La deuxième mesure consiste en une aide aux familles n'ayant pas d'enfants ou ayant des enfants âgés de plus de 21 ans, notamment celles en charge de personnes âgées. Celles-ci bénéficieront d'une allocation forfaitaire d'un montant de 500 DH par mois à partir de fin décembre 2023.
La troisième mesure est la prime à la naissance, qui est une aide forfaitaire versée à chaque famille à l'occasion de la naissance de son premier et deuxième enfants. Cette prime est estimée à 2 000 DH pour la première naissance et 1 000 dirhams pour la deuxième.
Un budget de 40 MMDH par an
La mise en œuvre de ce chantier nécessitera un budget de 25 milliards de dirhams (MMDH) en 2024, a fait savoir Akhannouch. Ensuite, le budget annuel consacré aux aides directes s’élèvera à 29 MMDH à partir de 2026. Ce budget, a précisé Akhannouch, s'ajoute aux 10 MMDH mobilisés par l’Etat dans le cadre de la généralisation de l’Assurance maladie obligatoire (AMO) au profit des familles pauvres. Au total, c’est un budget annuel d’environ 40 MMDH qui sera mobilisé pour financer les deux chantiers à l’horizon 2026.
Pour financer ces deux chantiers, « le gouvernement a pris un certain nombre de mesures nécessaires », a fait savoir le chef de l’Exécutif. Ainsi, 20 MMDH seront tirés sur trois ans des ressources propres de l’État, alors que 6 MMDH seront financés par les recettes fiscales liées à la contribution sociale de solidarité versée par les entreprises, en complément des recettes fiscales provenant de l'activation de la contribution de compensation pour les biens et avoirs établis à l'étranger.
De plus, 15 MMDH seront mobilisés à travers la rationalisation, la mutualisation et la réorientation des dotations financières allouées à un ensemble de programmes d'appui antérieurs, dont notamment la Caisse de compensation. Au titre de l’année 2024 uniquement, 9 MMDH seront puisés des réserves du Fonds d’appui à la cohésion sociale.

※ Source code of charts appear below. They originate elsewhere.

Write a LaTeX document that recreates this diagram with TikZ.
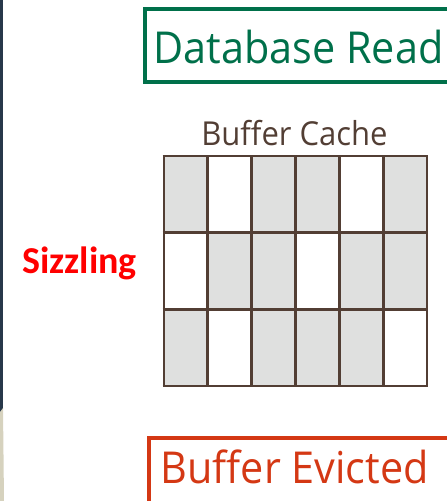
\documentclass[tikz,border=0pt]{standalone}
\usepackage{fontspec}
\newfontfamily\segoe[FakeStretch=0.94]{Open Sans}
\newfontfamily\calib{Carlito}
\definecolor{dbgreen}{RGB}{0,112,74}
\definecolor{evred}{RGB}{212,56,20}
\definecolor{gridbrown}{RGB}{82,62,52}
\definecolor{cellgray}{RGB}{223,224,223}
\definecolor{navy}{RGB}{40,56,74}
\definecolor{beige}{RGB}{214,210,190}
\tikzset{
  boxline/.style={line width=4pt},
  bigtext/.style={font=\segoe\fontsize{44}{48}\selectfont, inner sep=0pt, anchor=base west},
  gridline/.style={draw=gridbrown, line width=2.8pt},
}
\begin{document}
\begin{tikzpicture}[x=1pt,y=-1pt]
\useasboundingbox (0,0) rectangle (447,501);
\begin{scope}
\clip (0,0) rectangle (447,501);
% left strip
\fill[navy] (0,0) rectangle (3,412);
\fill[beige] (0,412) -- (3,408) -- (4,501) -- (0,501) -- cycle;
% green box
\draw[boxline, draw=dbgreen] (460,8.5) -- (145.3,8.5) -- (145.3,82) -- (460,82);
% red box
\draw[boxline, draw=evred] (460,437.5) -- (148.5,437.5) -- (148.5,503) -- (460,503);
% grid cells
\foreach \r/\row in {0/{1,0,1,1,0,1},1/{0,1,1,0,1,1},2/{1,0,1,1,1,0}}{
  \foreach \g [count=\c from 0] in \row{
    \ifnum\g=1
      \fill[cellgray] (164+43.83*\c,156+76.67*\r) rectangle ++(43.83,76.67);
    \fi
  }
}
\foreach \c in {0,...,6} \draw[gridline] (164+43.83*\c,156) -- (164+43.83*\c,386);
\foreach \r in {0,...,3} \draw[gridline] (162.6,156+76.67*\r) -- (428.4,156+76.67*\r);
\end{scope}
\node[bigtext, text=dbgreen] (dbread) at (153.5,63) {Database Read};
\node[bigtext, text=evred] (evicted) at (160.5,483) {Buffer Evicted};
\node[font=\segoe\fontsize{33}{36}\selectfont, text=gridbrown, inner sep=0pt, anchor=base] (cache) at (294.5,145) {Buffer Cache};
\node[font=\calib\bfseries\fontsize{38}{40}\selectfont, text=red, inner sep=0pt, anchor=base west] (sizzle) at (22,273) {Sizzling};
\end{tikzpicture}
\end{document}
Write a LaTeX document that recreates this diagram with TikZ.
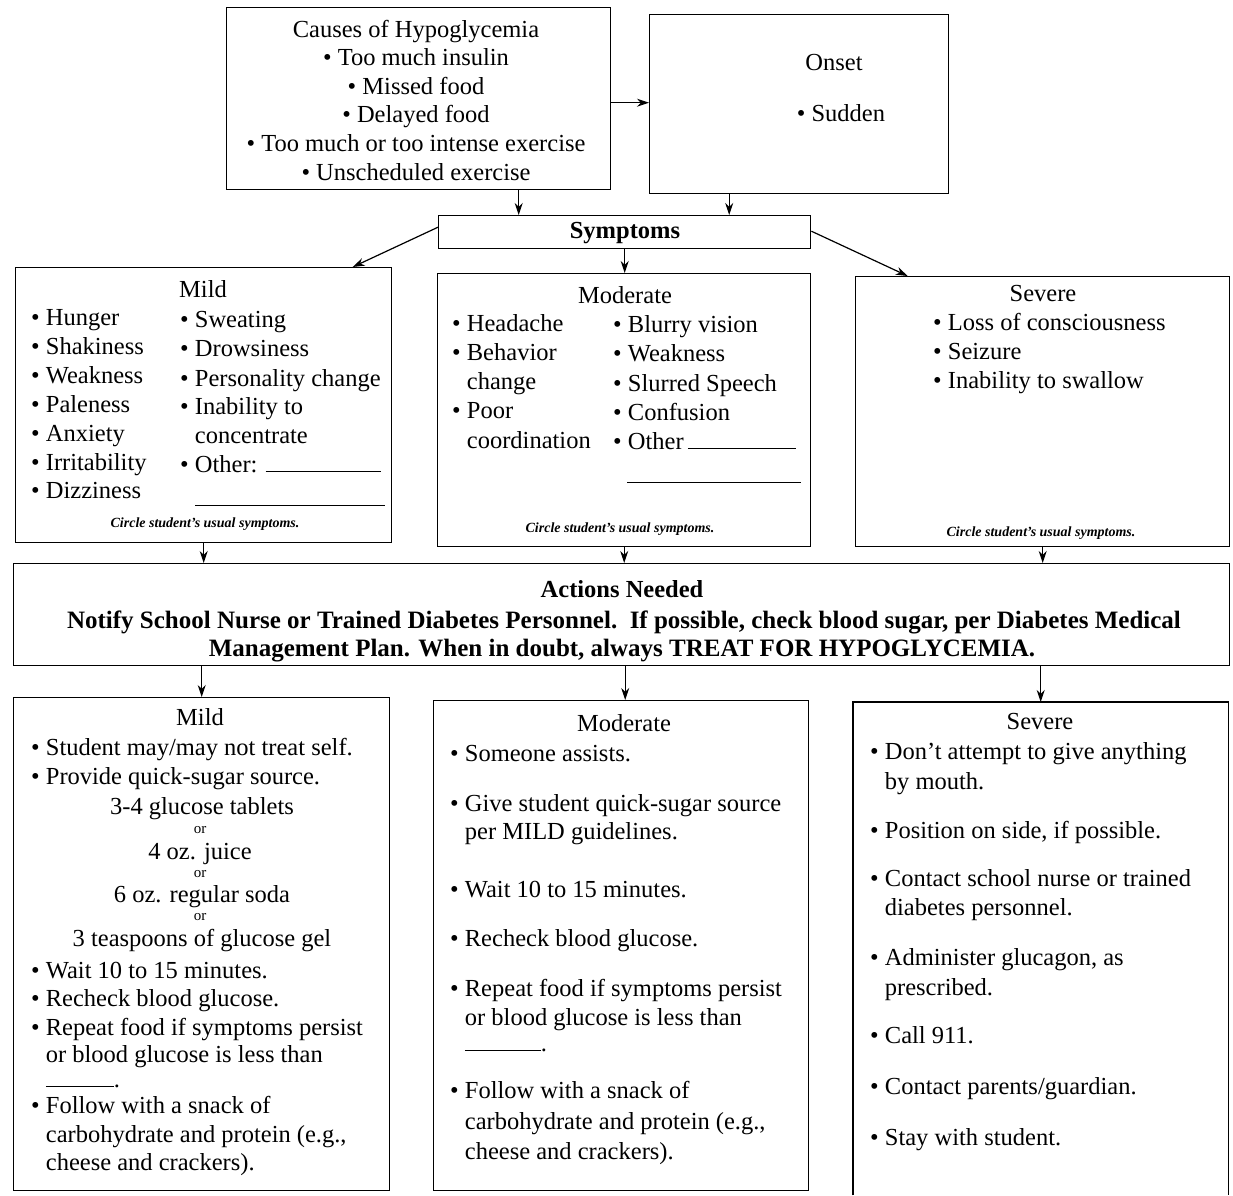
\documentclass[tikz,border=0pt]{standalone}
\usepackage{fontspec}
\setmainfont{Liberation Serif}
\usetikzlibrary{arrows.meta}
\begin{document}
\begin{tikzpicture}[x=1pt,y=-1pt,
  box/.style={draw, line width=1.4pt, inner sep=0pt, anchor=north west},
  openbox/.style={inner sep=0pt, anchor=north west},
  arr/.style={line width=1.2pt, -{Stealth[length=12pt,width=8pt]}},
  txt/.style={inner sep=0pt, font=\fontsize{24.5}{29}\selectfont},
  lt/.style={txt, anchor=base west, yshift=-8pt},
  ct/.style={txt, anchor=base, yshift=-8pt},
  bt/.style={inner sep=0pt, anchor=base, yshift=-8pt, font=\fontsize{24.5}{29}\selectfont\bfseries},
  note/.style={inner sep=0pt, anchor=base, yshift=-4pt, font=\fontsize{14}{16}\selectfont\bfseries\itshape},
  orw/.style={inner sep=0pt, anchor=base, yshift=-4pt, font=\fontsize{15}{16}\selectfont},
  blank/.style={line width=0.9pt}]
\path[use as bounding box, fill=white] (0,0) rectangle (1233,1195);

% ---------- boxes ----------
\node[box, minimum width=384pt, minimum height=182pt] (causes) at (226,7) {};
\node[box, minimum width=299pt, minimum height=179pt] (onset) at (649,14) {};
\node[box, minimum width=372pt, minimum height=33pt] (symp) at (438,215) {};
\node[box, minimum width=376pt, minimum height=275pt] (mildS) at (15,267) {};
\node[box, minimum width=373pt, minimum height=273pt] (modS) at (437,273) {};
\node[box, minimum width=374pt, minimum height=270pt] (sevS) at (855,276) {};
\node[box, minimum width=1216pt, minimum height=102pt] (act) at (13,563) {};
\node[box, minimum width=376pt, minimum height=493pt] (mildA) at (13,697) {};
\node[box, minimum width=375pt, minimum height=490pt] (modA) at (433,700) {};
\node[openbox, minimum width=375pt, minimum height=493pt] (sevA) at (853,702) {};
\draw[line width=1.4pt] (sevA.south west) -- (sevA.north west) -- (sevA.north east) -- (sevA.south east);

% ---------- connectors ----------
\draw[arr] ([yshift=-4pt]causes.east) -- ([yshift=-4pt]causes.east -| onset.west);
\draw[arr] ([xshift=100pt]causes.south) -- ([xshift=100pt]causes.south |- symp.north);
\draw[arr] ([xshift=-70pt]onset.south) -- ([xshift=-70pt]onset.south |- symp.north);
\draw[arr] ([yshift=5pt]symp.west) -- ([xshift=149pt]mildS.north);
\draw[arr] (symp.south) -- (symp.south |- modS.north);
\draw[arr] ([yshift=1pt]symp.east) -- ([xshift=-135pt]sevS.north);
\draw[arr] (mildS.south) -- (mildS.south |- act.north);
\draw[arr] (modS.south) -- (modS.south |- act.north);
\draw[arr] (sevS.south) -- (sevS.south |- act.north);
\draw[arr] (mildA.north |- act.south) -- (mildA.north);
\draw[arr] ([xshift=4pt]modA.north |- act.south) -- ([xshift=4pt]modA.north);
\draw[arr] (sevA.north |- act.south) -- (sevA.north);

% ---------- causes / onset / symptoms ----------
\node[txt, align=center, font=\fontsize{24.5}{28.6}\selectfont] (causesT) at (416,100)
  {Causes of Hypoglycemia\\ • Too much insulin\\ • Missed food\\ • Delayed food\\
   • Too much or too intense exercise\\ • Unscheduled exercise};
\node[ct] (onsetT) at (834,62) {Onset};
\node[ct] (onsetS) at (841,113) {• Sudden};
\node[bt] (sympT) at (625,230) {Symptoms};

% ---------- mild symptoms ----------
\node[ct] (msH) at (203,289) {Mild};
\foreach \yy/\ss [count=\i] in {317/Hunger, 346/Shakiness, 375/Weakness, 404/Paleness,
    433/Anxiety, 462/Irritability, 490/Dizziness}
  \node[lt] (msl\i) at (31,\yy) {• \ss};
\foreach \yy/\ss [count=\i] in {319/{• Sweating}, 348/{• Drowsiness}, 378/{• Personality change},
    406/{• Inability to}, 435/{\hphantom{• }concentrate}, 464/{• Other: \rule{115pt}{0.8pt}}}
  \node[lt] (msr\i) at (180,\yy) {\ss};
\draw[blank] (195,505) -- (385,505);
\node[note] (msN) at (205,523) {Circle student’s usual symptoms.};

% ---------- moderate symptoms ----------
\node[ct] (dsH) at (625,295) {Moderate};
\foreach \yy/\ss [count=\i] in {323/{• Headache}, 352/{• Behavior}, 381/{\hphantom{• }change},
    410/{• Poor}, 440/{\hphantom{• }coordination}}
  \node[lt] (dsl\i) at (452,\yy) {\ss};
\foreach \yy/\ss [count=\i] in {324/{• Blurry vision}, 353/{• Weakness}, 383/{• Slurred Speech},
    412/{• Confusion}, 441/{• Other\,\rule{108pt}{0.8pt}}}
  \node[lt] (dsr\i) at (613,\yy) {\ss};
\draw[blank] (627,482) -- (801,482);
\node[note] (dsN) at (620,528) {Circle student’s usual symptoms.};

% ---------- severe symptoms ----------
\node[ct] (ssH) at (1043,293) {Severe};
\foreach \yy/\ss [count=\i] in {322/{Loss of consciousness}, 351/{Seizure}, 380/{Inability to swallow}}
  \node[lt] (ss\i) at (933,\yy) {• \ss};
\node[note] (ssN) at (1041,532) {Circle student’s usual symptoms.};

% ---------- actions ----------
\node[bt] (actH) at (622,589) {Actions Needed};
\node[bt, font=\fontsize{25}{29}\selectfont\bfseries] (act1) at (624,620) {Notify School Nurse or Trained Diabetes Personnel.\ \ If possible, check blood sugar, per Diabetes Medical};
\node[bt, font=\fontsize{25}{29}\selectfont\bfseries] (act2) at (622,648) {Management Plan. When in doubt, always TREAT FOR HYPOGLYCEMIA.};

% ---------- mild actions ----------
\node[ct] (maH) at (200,717) {Mild};
\foreach \yy/\ss [count=\i] in {747/{• Student may/may not treat self.}, 776/{• Provide quick-sugar source.},
    970/{• Wait 10 to 15 minutes.}, 998/{• Recheck blood glucose.},
    1027/{• Repeat food if symptoms persist}, 1054/{\hphantom{• }or blood glucose is less than},
    1079/{\hphantom{• }\rule{68pt}{0.8pt}.}, 1105/{• Follow with a snack of},
    1134/{\hphantom{• }carbohydrate and protein (e.g.,}, 1162/{\hphantom{• }cheese and crackers).}}
  \node[lt] (mal\i) at (31,\yy) {\ss};
\node[ct] (mac1) at (202,806) {3-4 glucose tablets};
\node[orw] (mao1) at (200,829) {or};
\node[ct] (mac2) at (200,851) {4 oz. juice};
\node[orw] (mao2) at (200,873) {or};
\node[ct] (mac3) at (202,894) {6 oz. regular soda};
\node[orw] (mao3) at (200,916) {or};
\node[ct] (mac4) at (202,938) {3 teaspoons of glucose gel};

% ---------- moderate actions ----------
\node[ct] (daH) at (624,723) {Moderate};
\foreach \yy/\ss [count=\i] in {753/{• Someone assists.}, 803/{• Give student quick-sugar source},
    831/{\hphantom{• }per MILD guidelines.}, 889/{• Wait 10 to 15 minutes.},
    938/{• Recheck blood glucose.}, 988/{• Repeat food if symptoms persist},
    1017/{\hphantom{• }or blood glucose is less than}, 1043/{\hphantom{• }\rule{76pt}{0.8pt}.},
    1090/{• Follow with a snack of}, 1121/{\hphantom{• }carbohydrate and protein (e.g.,},
    1151/{\hphantom{• }cheese and crackers).}}
  \node[lt] (dal\i) at (450,\yy) {\ss};

% ---------- severe actions ----------
\node[ct] (saH) at (1040,721) {Severe};
\foreach \yy/\ss [count=\i] in {751/{• Don’t attempt to give anything}, 781/{\hphantom{• }by mouth.},
    830/{• Position on side, if possible.}, 878/{• Contact school nurse or trained},
    907/{\hphantom{• }diabetes personnel.}, 957/{• Administer glucagon, as},
    987/{\hphantom{• }prescribed.}, 1035/{• Call 911.}, 1086/{• Contact parents/guardian.},
    1137/{• Stay with student.}}
  \node[lt] (sal\i) at (870,\yy) {\ss};
\end{tikzpicture}
\end{document}
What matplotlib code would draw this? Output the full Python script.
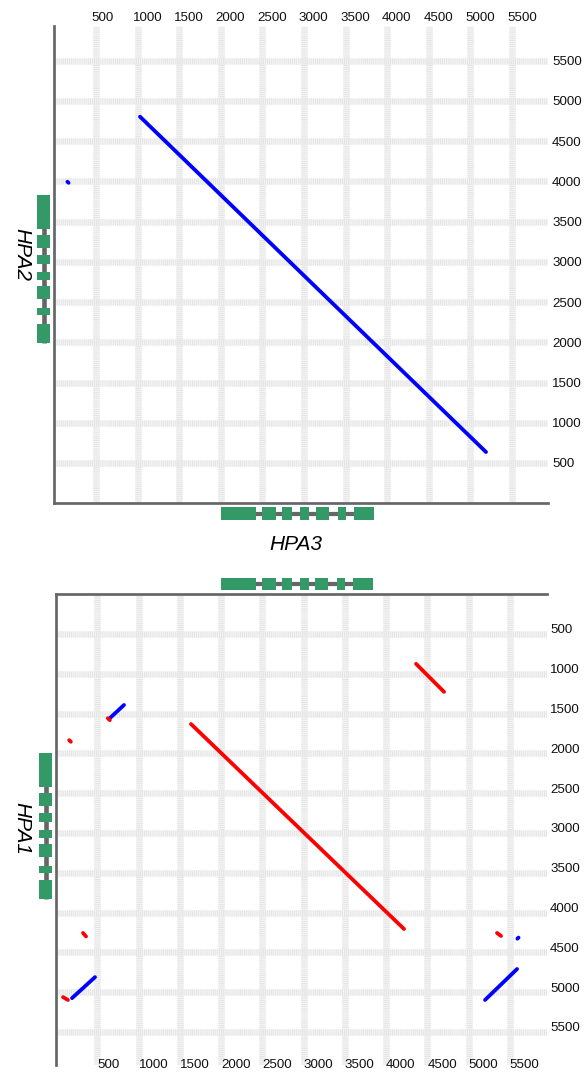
import matplotlib
matplotlib.use('Agg')
import matplotlib.pyplot as plt
from matplotlib.patches import Rectangle
from matplotlib.transforms import blended_transform_factory, ScaledTranslation

plt.rcParams['font.family'] = ['Liberation Sans', 'DejaVu Sans']
plt.rcParams['lines.scale_dashes'] = False

# ---------------- data ----------------
ticks = [500, 1000, 1500, 2000, 2500, 3000, 3500, 4000, 4500, 5000, 5500]
tick_labels = [str(t) for t in ticks]

# gene models (exon start, exon end)
hpa3_exons = [(2000, 2424), (2497, 2665), (2738, 2858), (2955, 3063),
              (3142, 3298), (3408, 3504), (3600, 3841)]
hpa2_exons = [(3408, 3831), (3172, 3333), (2973, 3085), (2774, 2874),
              (2538, 2700), (2339, 2426), (1991, 2227)]
hpa1_exons = [(1995, 2422), (2497, 2661), (2749, 2862), (2962, 3063),
              (3138, 3302), (3415, 3503), (3591, 3829)]

# dot-plot hits: (x start, y start, x end, y end)
top_reverse_hits = [(1029, 4804, 5188, 636),
                    (157, 3995, 170, 3982)]
bottom_reverse_hits = [(642, 1568, 824, 1392),
                       (194, 5075, 473, 4811),
                       (5200, 5098, 5588, 4709),
                       (5592, 4328, 5606, 4314)]
bottom_forward_hits = [(1636, 1631, 4218, 4206),
                       (4364, 875, 4703, 1227),
                       (327, 4256, 364, 4300),
                       (85, 5062, 145, 5098),
                       (5345, 4256, 5394, 4294),
                       (160, 1834, 180, 1854),
                       (628, 1558, 652, 1582)]

# ---------------- styling ----------------
W, H = 587, 1074
PX = 0.72  # points per pixel at 100 dpi
GREEN = '#339966'
INTRON = '#666666'
SPINE = '#666666'
BLUE = '#0000ff'
RED = '#ff0000'
TICK_FS = 9.6
LABEL_FS = 15

fig = plt.figure(figsize=(W / 100, H / 100), dpi=100)


def axes_px(left, top, right, bottom):
    return fig.add_axes([left / W, 1 - bottom / H, (right - left) / W, (bottom - top) / H])


def style_axes(ax):
    ax.set_facecolor('white')
    ax.grid(True, color='#e4e4e4', linewidth=6.5 * PX, linestyle=(0, (0.75, 0.75)),
            gapcolor='#f4f4f4', zorder=0)
    ax.set_axisbelow(True)
    ax.tick_params(length=0, labelsize=TICK_FS, colors='#111111')
    for s in ax.spines.values():
        s.set_color(SPINE)
        s.set_linewidth(2.7 * PX)


def draw_hits(ax, hits, color):
    for x0, y0, x1, y1 in hits:
        ax.plot([x0, x1], [y0, y1], color=color, lw=3.8 * PX,
                solid_capstyle='round', zorder=3)


def gene_horizontal(ax, exons, py_top, py_bot):
    tr = blended_transform_factory(ax.transData, fig.transFigure)
    yb = 1 - py_bot / H
    hgt = (py_bot - py_top) / H
    ymid = 1 - (py_top + py_bot) / 2 / H
    starts = [e[0] for e in exons]
    ends = [e[1] for e in exons]
    ax.plot([min(starts), max(ends)], [ymid, ymid], color=INTRON, lw=4.2 * PX,
            transform=tr, clip_on=False, solid_capstyle='butt', zorder=4)
    for s, e in exons:
        ax.add_patch(Rectangle((s, yb), e - s, hgt, transform=tr, color=GREEN,
                               clip_on=False, zorder=5, lw=0))


def gene_vertical(ax, exons, px_left, px_right):
    tr = blended_transform_factory(fig.transFigure, ax.transData)
    xl = px_left / W
    wid = (px_right - px_left) / W
    xmid = (px_left + px_right) / 2 / W
    starts = [e[0] for e in exons]
    ends = [e[1] for e in exons]
    ax.plot([xmid, xmid], [min(starts), max(ends)], color=INTRON, lw=4.6 * PX,
            transform=tr, clip_on=False, solid_capstyle='butt', zorder=4)
    for s, e in exons:
        ax.add_patch(Rectangle((xl, s), wid, e - s, transform=tr, color=GREEN,
                               clip_on=False, zorder=5, lw=0))


def shift(labels, dx_px, dy_px):
    off = ScaledTranslation(dx_px / 100, dy_px / 100, fig.dpi_scale_trans)
    for lab in labels:
        lab.set_transform(lab.get_transform() + off)


# ---------------- top panel: HPA3 (x) vs HPA2 (y) ----------------
ax1 = axes_px(54.4, 26, 548, 503.2)
style_axes(ax1)
ax1.set_xlim(0, 5933)
ax1.set_ylim(0, 5931)
ax1.spines['top'].set_visible(False)
ax1.spines['right'].set_visible(False)
ax1.xaxis.tick_top()
ax1.yaxis.tick_right()
ax1.set_xticks(ticks, tick_labels, ha='left')
ax1.set_yticks(ticks, tick_labels, ha='left')
ax1.tick_params(axis='x', pad=1.8)
ax1.tick_params(axis='y', pad=3)
shift(ax1.get_xticklabels(), -5, 0)
draw_hits(ax1, top_reverse_hits, BLUE)
gene_horizontal(ax1, hpa3_exons, 507, 520)
gene_vertical(ax1, hpa2_exons, 37, 50)

# ---------------- bottom panel: HPA3 (x) vs HPA1 (y) ----------------
ax2 = axes_px(56, 594.2, 547, 1065)
style_axes(ax2)
ax2.set_xlim(0, 5951)
ax2.set_ylim(5915, 0)
ax2.spines['bottom'].set_visible(False)
ax2.spines['right'].set_visible(False)
ax2.yaxis.tick_right()
ax2.set_xticks(ticks, tick_labels, ha='left')
ax2.set_yticks(ticks, tick_labels, ha='left')
ax2.tick_params(axis='x', pad=-4.5)
ax2.tick_params(axis='y', pad=2.2)
shift(ax2.get_yticklabels(), 0, 5)
draw_hits(ax2, bottom_reverse_hits, BLUE)
draw_hits(ax2, bottom_forward_hits, RED)
gene_horizontal(ax2, hpa3_exons, 578, 590)
gene_vertical(ax2, hpa1_exons, 39, 52)

# ---------------- sequence names ----------------
fig.text(296 / W, 1 - 545 / H, 'HPA3', fontsize=LABEL_FS, style='italic',
         ha='center', va='center')
fig.text(21.5 / W, 1 - 254 / H, 'HPA2', fontsize=LABEL_FS, style='italic',
         ha='center', va='center', rotation=-90)
fig.text(21.5 / W, 1 - 828 / H, 'HPA1', fontsize=LABEL_FS, style='italic',
         ha='center', va='center', rotation=-90)

fig.savefig('out.png', dpi=100, facecolor='white')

Enfin, 12 MMDH seront progressivement mobilisés d'ici à l'année 2026, après un trimestre à compter du début du décaissement des subventions directes. Cela sera réalisé par le biais de la réforme progressive de la Caisse de compensation, conformément aux dispositions de la loi-cadre sur la protection sociale.
La compensation, une réforme inévitable
Le chantier de la généralisation de la protection sociale coûtera donc des budgets colossaux, laissant l’Etat confronté à un choix crucial : la suppression du régime de la compensation. Comme l’explique Akhannouch, « Le budget de l’État ne sera pas en mesure de financer les aides sociales directes tout en supportant l’intégralité du coût du système de compensation ».
Ce choix est justifié par un autre facteur : « compte tenu de la faible équité sociale assurée par le système de soutien actuel en termes de ciblage des classes pauvres et vulnérables », argue le chef du gouvernement. Ce problème, notons-le, sera résolu avec la généralisation du registre social unifié (RSU), qui fut un prérequis pour le lancement des aides sociales directes.
La marge résultant de la réduction des dépenses de la compensation servira donc à compléter le financement du programme d’aides sociales directes. Cette réduction « progressive, partielle et limitée dans le temps entre 2024 et 2026 », précise Akhannouch, prendra la forme d’ « un plafonnement, et non d’une libération », afin de permettre aux familles qui nécessitent réellement ce soutien d’en bénéficier.
Bien qu’Akhannouch promette que « le soutien direct accordé dépassera de loin la valeur de la réduction de la compensation », les contours de cette réforme font encore l’objet de concertations élargies entre le gouvernement, les partis politiques, les syndicats et les autres partenaires sociaux et économiques.